Panelists scheduled to discuss "the powerful and visceral history'' that spring from the pages of 'The Black Book,' include Dr. Roscoe C. Brown Jr., president emeritus of Bronx Community College and a former Tuskegee Airman; IIyasah Shabazz, daughter of Malcolm X; Touré, author and contributing editor of Rolling Stone magazine; and Dream Hampton, a journalist and activist.

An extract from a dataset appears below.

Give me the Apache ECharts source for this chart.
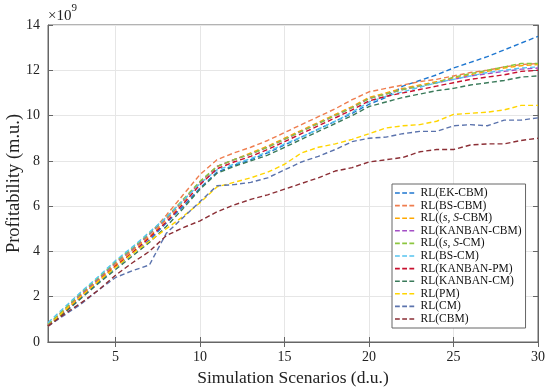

"Now, 35 years later, the material can still enrage, can still excite a reader enough to want to share it with a friend and still break a heart with love and pity,'' Nobel Prize-winning author, editor and professor Toni Morrison writes in the foreword. "Its new life is more than a welcome gift; it is a requirement for our national health.''

The re-release of the book, which lays bare black and white history and all of its scars, comes at a pivotal time in America, which a year ago elected its first black president. Published in 1974, the book came to fruition after Morrison and four memorabilia collectors, led by Middleton A. Harris, compiled more than 500 archival documents, articles and photographs, chronicling the black experience in America from the first Africans' arrival on colonial shores through the beginning of the civil rights movement, according to a news release.

"This extraordinary ethnographic collection includes documents such as 19-century slave auction notices, proclamations by celebrated abolitionists, photos of war heroes regal in uniform, scores from Hollywood's golden age of films and patents registered by black inventors,'' the news release says.